Here’s what they’re saying along G Street Northwest, Foggy Bottom — bits of conversation UD heard just now as she walked to her class on James Joyce.

She has a big butt, yes. She’s always had a big butt. But she’s in good shape – almost as good as I’m in. She’s a pretty girl. But the butt yeah.

Two GW students, male and female. Female is the speaker. Both students are in summery gym clothes and are in extremely good shape.

“No, that wouldn’t be true of everyone who’s covered. That’s not how coverage works.”

Well-dressed DC bureaucrat outside World Bank building to another well-dressed DC bureaucrat.

“It was a real lesson for me. A real lesson, man.”

Worker in front of a delivery truck to another worker.

“You like hip-hop?”

Directed to UD by a guy selling cds.

October 4th, 2013
After that Sports Illustrated series on Oklahoma State University…

you have to ask yourself: How does OSU top that?

Well, ask no more:

A 22-year-old Oklahoma State University student faces two felony charges for allegedly using a loaded gun during fraternity hazing.

Owen Hossack, a now former Alpha Gamma Rho member, faces two counts of pointing a firearm at an individual with the intent to harm, KFOR reports.

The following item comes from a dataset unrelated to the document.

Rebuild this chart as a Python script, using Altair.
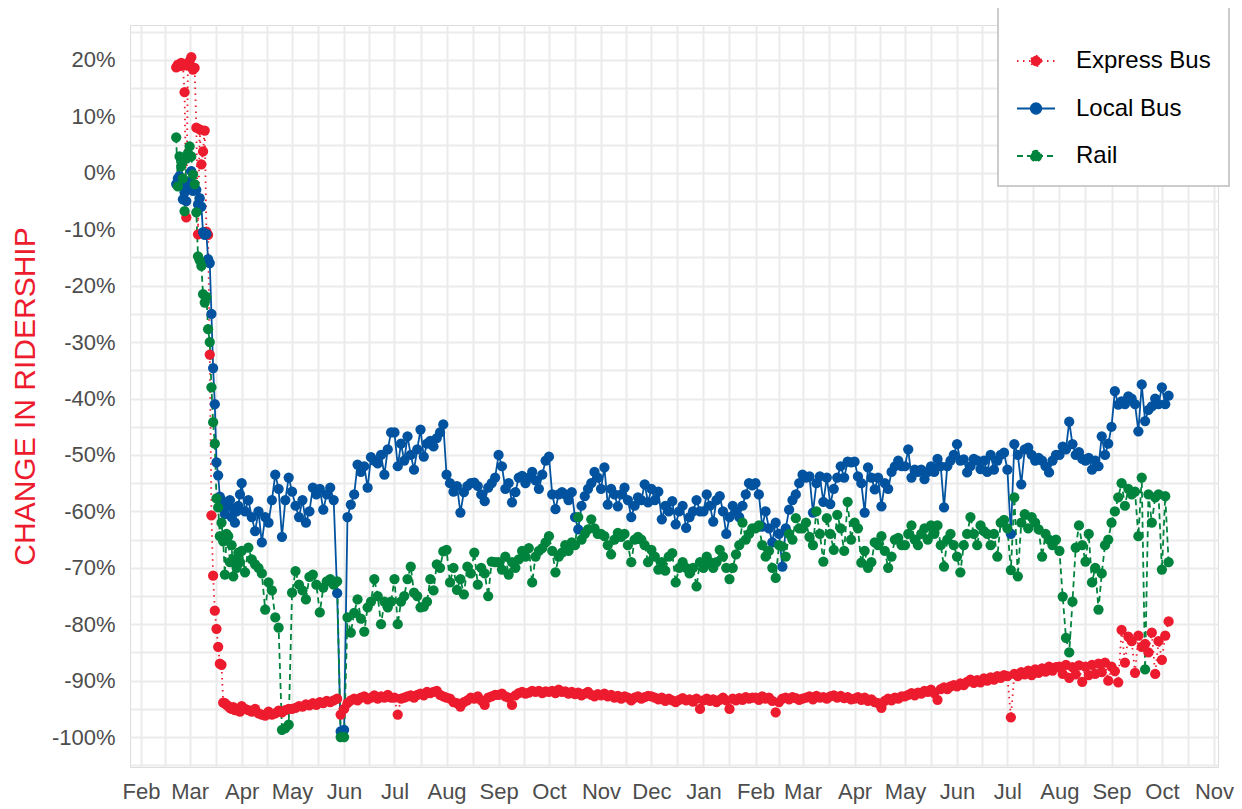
import altair as alt
import pandas as pd

SERIES = ["Express Bus", "Local Bus", "Rail"]
COLORS = ["#ED1B2E", "#0153A0", "#00843D"]
DASHES = [[1.5, 4.5], [1, 0], [6, 4]]

EARLY_START = "2020-02-22"      # daily values from this date
MONTH_FIRST = "2020-04-01"      # monthly blocks Apr 2020 .. Sep 2021
MONTH_LAST = "2021-09-01"
FINAL_START = "2021-10-01"      # every second day from this date

EXPRESS_EARLY = [18.7, 19.2, 18.9, 19.5, 19.0, 14.3, -7.9, 19.0, 19.8, 20.5, 18.3, 18.6, 8.0,
                 -10.9, 7.7, 1.5, 3.8, 7.5, -10.4, -11.0, -32.2, -60.7, -71.4, -77.6, -80.8,
                 -84.0, -87.0, -87.2, -93.9, -94.0, -94.3, -94.5, -94.8, -95.0, -94.7, -95.2,
                 -95.0, -95.3, -95.5]
EXPRESS_MONTHLY = [
    [-94.5, -95, -95.2, -95.5, -95, -95.8, -96, -96.2, -95.5, -96, -95.8, -95.3, -95.6, -95.2, -95],
    [-95, -94.8, -94.5, -94.6, -94.2, -94.4, -94, -94.3, -93.8, -94, -93.6, -93.8, -93.5, -93.2, -96],
    [-95, -94, -93.5, -93.2, -93.5, -93, -92.8, -93.3, -93, -92.6, -93.2, -92.8, -93, -92.5, -93],
    [-93, -96, -93.2, -93, -92.8, -92.6, -93, -92.5, -92.3, -92.6, -92, -92.2, -92, -91.8, -92.5, -92.8],
    [-93, -93.2, -93.8, -94, -94.6, -93.8, -93.5, -93, -93.2, -92.8, -93.5, -94.3, -93, -92.8, -92.5],
    [-92.5, -92.3, -92.8, -93, -94.3, -92.6, -92.2, -92, -92.3, -92.1, -91.8, -92, -91.8, -92.2, -91.9],
    [-92, -91.8, -92.2, -91.6, -92, -91.9, -92.3, -92, -92.4, -92.1, -92.6, -92.3, -92, -92.5, -92.8, -92.4],
    [-92.6, -92.3, -92.8, -92.5, -93, -92.7, -93.2, -92.8, -93, -93.5, -93, -92.8, -93.2, -92.9, -92.7],
    [-92.8, -93, -93.3, -93, -93.6, -93.2, -93.5, -93.8, -93.4, -93.1, -93.5, -93.3, -93.7, -93.2, -95],
    [-93.5, -93.2, -93.6, -93.3, -93.8, -93.4, -93, -93.5, -95, -93.2, -93.5, -93.1, -93.4, -92.9, -93.2, -93],
    [-93, -93.4, -92.8, -93.2, -93, -93.6, -95.6, -93.8, -93.2, -93, -93.3, -92.9, -93.1, -93.4],
    [-93.2, -93, -92.8, -93.3, -92.7, -93, -92.9, -93.2, -92.8, -92.6, -93, -92.7, -93.1, -92.9, -93.3],
    [-93.2, -92.9, -93.4, -93, -93.6, -93.3, -93.8, -94, -94.8, -93.6, -93.2, -93.5, -93, -93.2, -92.8],
    [-92.8, -92.5, -92.2, -92.6, -92.1, -92.3, -91.8, -92, -91.6, -92.2, -93.4, -91.5, -91.2, -91.5, -91, -90.8],
    [-91, -90.5, -90.8, -90.2, -89.8, -90.4, -89.9, -90.3, -89.6, -90, -89.4, -89.8, -89.2, -89.5, -89],
    [-89.2, -96.5, -88.8, -89.2, -88.5, -88.9, -88.2, -89, -88, -88.6, -87.8, -88.4, -87.5, -88.2, -87.6],
    [-87.5, -88.8, -87.2, -89.5, -87.6, -88.9, -87.3, -90.2, -87.5, -89, -87.2, -88.8, -87, -88.5, -86.8, -90],
    [-87.5, -88.3, -90.3, -81, -86.8, -82.2, -83, -88.6, -82, -84, -83.5, -85, -81.5, -88.8, -83],
]
EXPRESS_FINAL = [-86.3, -82, -79.5]

LOCAL_EARLY = [-2.0, -1.0, -0.6, -2.2, -4.7, -3.5, -5.0, -2.5, -1.5, 0.3, -3.2, -2.8, -3.0,
               -5.6, -4.5, -6.0, -10.5, -11.0, -10.8, -15.3, -16.0, -25.0, -34.6, -41.0, -51.3,
               -53.6, -57.4, -58.0, -59.5, -60.5, -58.5, -59.0, -58.0, -61.0, -59.5, -62.0,
               -60.0, -59.0, -57.0]
LOCAL_MONTHLY = [
    [-55, -60, -58, -61, -63.5, -60, -65.5, -61, -62, -58, -53.5, -56, -64.5, -58, -54],
    [-56.5, -59, -61, -58, -62, -60, -55.8, -57, -56, -59.7, -57, -55.8, -58, -74.5, -99],
    [-98.7, -61, -58.8, -57, -51.7, -53, -52, -55.8, -50.4, -51, -51.5, -50, -53.5, -49, -46],
    [-46, -52, -48, -51, -46.7, -50, -52.6, -49, -45.5, -50.3, -48, -47.5, -48.5, -47, -46, -44.6],
    [-53.5, -55, -56.5, -55.5, -60.2, -56.6, -55.5, -55, -54.9, -55.5, -57, -58.2, -55.8, -55, -54],
    [-50, -52, -56, -55, -58.4, -56.6, -54, -53.7, -55, -54, -53, -54.5, -56, -53.5, -51],
    [-50.3, -57, -59.6, -57, -56.6, -57, -58, -56.6, -61, -63.2, -59, -57.3, -56, -55, -53, -54],
    [-56, -52.2, -58.8, -56, -57, -59.1, -57, -55.8, -58, -61, -59, -57.5, -58, -55.2, -58.4],
    [-56, -58, -56.5, -61.4, -59, -60, -58.2, -62.3, -60, -59, -62.9, -61, -60, -58, -60],
    [-60, -57, -59, -61.8, -58, -57.3, -60, -64, -61, -59, -60, -61, -59, -57, -55, -55.4],
    [-55, -57, -62.7, -60, -63, -65.5, -62, -64, -69.8, -63, -59.7, -58, -57, -55],
    [-53.5, -54, -53.8, -60.2, -55, -53.8, -58.3, -54, -58.7, -56, -54, -52, -54, -51.2, -51.3],
    [-51.2, -53.8, -55, -60.2, -52.2, -54, -56.1, -54, -59.1, -55, -56, -53, -52, -51, -52],
    [-52, -49, -54, -52.6, -53, -52.6, -54.3, -53, -52, -53, -50.7, -52, -59.3, -52, -51, -50],
    [-48.1, -51, -50.8, -53.1, -52, -50.7, -51, -52.5, -51, -53, -50, -52.6, -51, -50, -49.6],
    [-52.6, -64, -48.1, -50, -55.2, -49, -48.7, -50, -51, -50.5, -51, -52, -53.1, -51, -50],
    [-50, -48.5, -49, -44.1, -48.1, -50, -49.5, -50.7, -51, -50.5, -52.6, -51, -52, -46.7, -50, -48],
    [-45, -38.7, -41.1, -40.5, -41, -39.6, -40, -41, -45.8, -37.5, -44, -42, -41.4, -40, -41],
]
LOCAL_FINAL = [-38, -41, -39.5]

RAIL_EARLY = [6.3, -2.4, 2.9, 1.2, -1.0, -6.8, 2.5, 3.5, 4.7, 2.9, -0.3, -2.0, -7.0, -14.8,
              -15.5, -16.5, -21.5, -23.0, -22.0, -27.7, -30.0, -38.0, -44.2, -48.0, -57.7,
              -59.3, -64.4, -62.0, -65.3, -71.2, -64.0, -64.4, -69.0, -66.0, -71.5, -68.5,
              -70.0, -67.3, -69.0]
RAIL_MONTHLY = [
    [-67, -70.8, -66.4, -68.5, -69.4, -70, -71, -77.4, -72.6, -74, -78.8, -80.6, -98.7, -98.4, -97.8],
    [-74.4, -70.6, -73, -74, -75.6, -71.6, -71.2, -73, -77.9, -73.5, -72.4, -72, -73, -72.4, -100],
    [-100, -78.8, -81.5, -78, -75.6, -79, -81.3, -77, -76, -72, -75, -80, -76, -77, -76],
    [-72, -80, -76, -75, -72, -69.8, -74.4, -75, -77, -76.9, -76, -72, -74, -69.4, -70, -67.1],
    [-66.8, -72.6, -70, -73.9, -72, -74.7, -69.8, -71, -67.3, -73, -70, -71, -75, -68.9, -69],
    [-69, -70.3, -68, -71.2, -69, -70, -68.5, -67, -68, -66.5, -72.6, -68, -67, -66.5, -65.5],
    [-64.4, -67, -70.8, -68, -67.3, -66, -67, -65.5, -66, -61, -65, -64, -63.2, -61.4, -63, -64],
    [-64, -64.4, -66, -67.6, -65, -63.8, -64.5, -64, -66, -69, -65, -64.5, -65, -66, -69],
    [-66.8, -68, -70.3, -69, -70.5, -68, -67.4, -72.6, -70, -69, -70, -71, -70, -73.3, -69],
    [-70, -68, -69, -70, -69, -66.8, -68, -70, -72, -70, -67.6, -66, -62, -65, -64, -63],
    [-63, -62.5, -66, -68, -67, -70, -71.8, -66, -66.2, -68, -64, -65, -61.2, -63],
    [-63, -62, -64.5, -66, -60, -64, -68.9, -61.2, -64, -66.8, -60.6, -63, -67, -58.3, -65],
    [-62, -63, -69.1, -67, -70, -69, -65.5, -66, -64.4, -67, -70, -68, -65, -64.7, -66],
    [-66, -64, -62.5, -65, -66, -64, -63, -65, -62.5, -64, -62.5, -66, -69.8, -65, -64, -66],
    [-68, -70.8, -66, -64, -61, -64, -66, -62.5, -63.5, -64, -66, -64, -68, -62, -61.5],
    [-63, -70.4, -57.5, -71.5, -62, -60.5, -63, -61, -62, -63.2, -68, -64, -65, -66, -65],
    [-67, -75.1, -82.4, -85, -76, -66.4, -62.5, -66, -68.9, -64, -72.6, -70, -77.4, -71, -66, -65],
    [-62, -60, -57.5, -55, -59, -56, -57, -56.5, -64.4, -54, -88, -57, -62, -57.5, -57],
]
RAIL_FINAL = [-70.3, -57.3, -69]

MONTH_STARTS = pd.date_range(MONTH_FIRST, MONTH_LAST, freq="MS")


def build(name, early, monthly, final):
    rows = []
    start = pd.Timestamp(EARLY_START)
    for i, v in enumerate(early):
        rows.append((start + pd.Timedelta(days=i), v))
    for ms, vals in zip(MONTH_STARTS, monthly):
        nd = ms.days_in_month
        for i, v in enumerate(vals):
            rows.append((ms + pd.Timedelta(days=nd * i / len(vals)), v))
    fstart = pd.Timestamp(FINAL_START)
    for i, v in enumerate(final):
        rows.append((fstart + pd.Timedelta(days=2 * i), v))
    return [{"mode": name, "date": d.strftime("%Y-%m-%dT%H:%M:%S"), "value": v} for d, v in rows]


records = (build(SERIES[0], EXPRESS_EARLY, EXPRESS_MONTHLY, EXPRESS_FINAL)
           + build(SERIES[1], LOCAL_EARLY, LOCAL_MONTHLY, LOCAL_FINAL)
           + build(SERIES[2], RAIL_EARLY, RAIL_MONTHLY, RAIL_FINAL))
df = pd.DataFrame(records)


def dt(ts):
    return alt.DateTime(year=int(ts.year), month=int(ts.month), date=int(ts.day),
                        hours=int(ts.hour), minutes=int(ts.minute))


months = pd.date_range("2020-02-01", "2021-11-01", freq="MS")
x_vals = []
for i, m in enumerate(months):
    x_vals.append(dt(m))
    if i < len(months) - 1:
        x_vals.append(dt(m + (months[i + 1] - m) / 2))

FONT = "Liberation Sans"
GRID = "#EBEBEB"
LEGEND_PATH = ("M-1,0L1,0M0.27,0A0.27,0.27,0,1,1,-0.27,0"
               "A0.27,0.27,0,1,1,0.27,0Z")

x_enc = alt.X(
    "date:T",
    scale=alt.Scale(domain=[alt.DateTime(year=2020, month=1, date=25, hours=12),
                            alt.DateTime(year=2021, month=11, date=3, hours=10)]),
    axis=alt.Axis(values=x_vals, title=None, grid=True, domain=False, ticks=False,
                  labelExpr="date(datum.value) == 1 && hours(datum.value) == 0 ? timeFormat(datum.value, '%b') : ''",
                  labelPadding=14, labelFontSize=22, labelColor="#4D4D4D", labelFont=FONT,
                  labelAngle=0, labelOverlap=False, labelFlush=False,
                  gridColor=GRID, gridWidth=2),
)
y_enc = alt.Y(
    "value:Q",
    scale=alt.Scale(domain=[-105.3, 26.2], nice=False, zero=False),
    axis=alt.Axis(values=list(range(-105, 30, 5)),
                  labelExpr="datum.value % 10 == 0 ? datum.value + '%' : ''",
                  title="CHANGE IN RIDERSHIP", titleColor="#ED1B2E", titleFontSize=30,
                  titleFont=FONT, titleFontWeight="normal", titlePadding=11,
                  grid=True, domain=False, ticks=False, tickSize=0,
                  labelPadding=15, labelFontSize=22, labelColor="#4D4D4D", labelFont=FONT,
                  gridColor=GRID, gridWidth=2),
)

color_scale = alt.Scale(domain=SERIES, range=COLORS)
dash_scale = alt.Scale(domain=SERIES, range=DASHES)

leg = alt.Legend(title=" ", orient="none", legendX=868, legendY=-20,
                 symbolType=LEGEND_PATH, symbolSize=1444, symbolStrokeWidth=2,
                 symbolFillColor="#000000",
                 labelFontSize=24, labelFont=FONT, labelColor="#000000", labelOffset=20,
                 rowPadding=15.5, padding=18, titleFontSize=10, titlePadding=8,
                 fillColor="#FFFFFF", strokeColor="#CCCCCC")

lines = alt.Chart(df).mark_line(strokeWidth=1.8).encode(
    x=x_enc, y=y_enc,
    color=alt.Color("mode:N", scale=color_scale, legend=None),
    strokeDash=alt.StrokeDash("mode:N", scale=dash_scale, legend=None),
)
points = alt.Chart(df).mark_point(filled=True, size=105, strokeWidth=0, opacity=1).encode(
    x=x_enc, y=y_enc,
    color=alt.Color("mode:N", scale=color_scale, legend=None),
)
# empty layer that only carries the legend (dashed line + dot symbols)
legend_layer = alt.Chart(df).transform_filter("false").mark_line(strokeWidth=2).encode(
    x=x_enc, y=y_enc,
    stroke=alt.Stroke("mode:N", scale=color_scale, legend=leg, title=" "),
    fill=alt.Fill("mode:N", scale=color_scale, legend=leg, title=" "),
    strokeDash=alt.StrokeDash("mode:N", scale=dash_scale, legend=leg, title=" "),
)

chart = alt.layer(lines, points, legend_layer).resolve_scale(
    color="independent", strokeDash="independent", stroke="independent", fill="independent"
).resolve_legend(
    color="independent", strokeDash="independent", stroke="independent", fill="independent"
).properties(
    width=1088, height=742,
    autosize=alt.AutoSizeParams(type="none"),
    padding={"left": 122, "top": 17, "right": 16, "bottom": 42},
).configure_view(stroke=None).configure(background="#FFFFFF").configure_legend(strokeWidth=2)

chart.save("out.html", embed_options={"renderer": "svg", "actions": False})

Hossack is accused of holding a loaded gun to a pledge’s head on Aug. 16 in an extended cab pickup truck and asking the student if he would take a bullet for his frat brothers. When the pledge said no, Hossack allegedly became angry and yelled before placing the gun up to another pledge and asking the same question, according to an affidavit. Shortly after the second pledge’s response, a flash of light was seen and the passenger window exploded.

No one was hit by the bullet.


OOOOOOOOOO
klahoma!! Where the guns come sweepin’ down the plains!

*******************

Here’s some real tasty details I bet even Aunt Eller couldna whipped up.

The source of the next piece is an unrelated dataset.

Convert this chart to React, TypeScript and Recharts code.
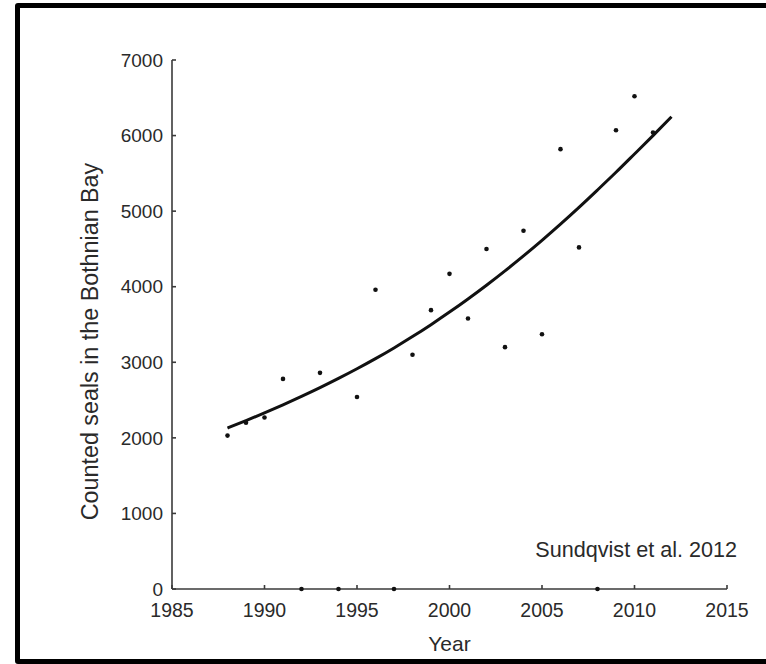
import { ComposedChart, Line, Scatter, XAxis, YAxis, Label } from 'recharts';

const countYears = [
  1988, 1989, 1990, 1991, 1992, 1993, 1994, 1995, 1996, 1997, 1998, 1999,
  2000, 2001, 2002, 2003, 2004, 2005, 2006, 2007, 2008, 2009, 2010, 2011,
];
const counts = [
  2030, 2200, 2270, 2780, 0, 2860, 0, 2540, 3960, 0, 3100, 3690,
  4170, 3580, 4500, 3200, 4740, 3370, 5820, 4520, 0, 6070, 6520, 6040,
];

const fitYears = [
  1988, 1989, 1990, 1991, 1992, 1993, 1994, 1995, 1996, 1997, 1998, 1999, 2000,
  2001, 2002, 2003, 2004, 2005, 2006, 2007, 2008, 2009, 2010, 2011, 2012,
];
const fitValues = [
  2130, 2228, 2330, 2437, 2548, 2664, 2786, 2914, 3048, 3190, 3340, 3498, 3664,
  3838, 4020, 4210, 4408, 4614, 4828, 5050, 5280, 5514, 5756, 6000, 6250,
];

const xTicks = [1985, 1990, 1995, 2000, 2005, 2010, 2015];
const yTicks = [0, 1000, 2000, 3000, 4000, 5000, 6000, 7000];

const points = countYears.map((year, i) => ({ year, count: counts[i] }));
const fit = fitYears.map((year, i) => ({ year, fit: fitValues[i] }));

const font = '"Liberation Sans", Arial, sans-serif';
const axisColor = '#3a3a3a';
const textColor = '#2a2a2a';

const Dot = (props: any) => <circle cx={props.cx} cy={props.cy} r={2.3} fill="#111" />;

export default function App() {
  return (
    <div style={{ position: 'fixed', left: 0, top: 0, width: 766, height: 664, background: '#fff', fontFamily: font }}>
      <div
        style={{
          position: 'fixed',
          left: 15,
          top: 3,
          width: 800,
          height: 661,
          border: '5px solid #000',
          borderRadius: 3,
          boxSizing: 'border-box',
        }}
      />
      <ComposedChart
        width={766}
        height={664}
        data={fit}
        margin={{ top: 60, right: 39, bottom: 35, left: 112 }}
        style={{ position: 'absolute', left: 0, top: 0 }}
      >
        <XAxis
          dataKey="year"
          type="number"
          domain={[1985, 2015]}
          ticks={xTicks}
          height={40}
          stroke={axisColor}
          strokeWidth={1.6}
          tickSize={-4}
          tickMargin={18}
          tick={{ fill: textColor, fontSize: 19.5, fontFamily: font }}
        >
          <Label
            content={({ viewBox }: any) => (
              <text
                x={viewBox.x + viewBox.width / 2}
                y={viewBox.y + 62}
                textAnchor="middle"
                fill={textColor}
                fontSize={21}
                fontFamily={font}
              >
                Year
              </text>
            )}
          />
        </XAxis>
        <YAxis
          type="number"
          domain={[0, 7000]}
          ticks={yTicks}
          width={60}
          stroke={axisColor}
          strokeWidth={1.6}
          tickSize={-4}
          tickMargin={13}
          tick={{ fill: textColor, fontSize: 19, fontFamily: font }}
        >
          <Label
            content={({ viewBox }: any) => {
              const cx = viewBox.x - 22;
              const cy = viewBox.y + viewBox.height / 2 + 17;
              return (
                <text
                  x={cx}
                  y={cy}
                  transform={`rotate(-90 ${cx} ${cy})`}
                  textAnchor="middle"
                  dominantBaseline="central"
                  fill={textColor}
                  fontSize={23.3}
                  fontFamily={font}
                >
                  Counted seals in the Bothnian Bay
                </text>
              );
            }}
          />
        </YAxis>
        <Line
          dataKey="fit"
          type="monotone"
          stroke="#111"
          strokeWidth={3}
          dot={false}
          isAnimationActive={false}
        />
        <Scatter data={points} dataKey="count" shape={Dot} isAnimationActive={false} />
      </ComposedChart>
      <div
        style={{
          position: 'absolute',
          right: 29,
          top: 537,
          fontSize: 21.6,
          color: textColor,
          fontFamily: font,
          whiteSpace: 'nowrap',
        }}
      >
        Sundqvist et al. 2012
      </div>
    </div>
  );
}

During an interview with OSU police Sept. 11, Hossack said he fired the weapon at the window, which he believed to be open, to frighten the pledges.

Hossack, who was secretary of the Interfraternity Council in 2013…

Number One: Nuthin wrong with firin a gun out a open window. Everybody on the street oughta be armed to defend themselves.

Number Two: They voted me fuckin secretary of the whole Interfraternity Council.

***************************

UPDATE: Says here the shooter had passed anti-hazing training. Hm. Was the course explicit about not putting guns in people’s faces and threatening to shoot them? Sounds as though we need a little tweaking.

October 4th, 2013
‘[Colorado State University Athletic Director Jack] Graham on Thursday said he remains convinced the project is financially viable, despite continued low game attendance…’

Listen to your AD, kiddies! He knows what’s best. What your school needs is a vast new expensive football stadium. Everything will be much better then.

Pay no attention to your university’s most recent football game! That tells you nothing. Nothing, do you hear me? Not a goddamn thing! Don’t quote from the article about it, UD! Don’t do it!

How does it feel to play a game in front of a half-empty stadium?

Heartbreaking.

CSU has won both of its home games at Hughes Stadium this season, but fans haven’t shown up to watch. The Rams are averaging 16,832 fans at home, ranking second-to-last in the Mountain West.

While area flooding had an affect [Scathing Online Schoolmarm says: Make that effect] on Colorado State University distributing 14,146 tickets to the game against Cal Poly on Sept. 14 — the schools’ least attended home opener since 1968 — Saturday’s match-up with UTEP wasn’t much better.

It was 57 degrees, sunny and Ag Day — annually one of the most popular games of the season. But only 19,517 fans showed up to watch the Rams win their fifth consecutive home game. All five games played in front of less than 20,000 fans.

It fuckin breaks their fuckin hearts, man! Please give all you can to the new stadium fund!

October 4th, 2013
‘[C]ompetition [from tv, social media, etc.] will only fuel schools and the NCAA to get more creative in how they improve the viewing experience in the stadium in an effort to keep people coming back.’

Yet another article worrying about students not going to football and basketball games even as universities build more and bigger stadiums, etc.

UD has suggested armed intervention.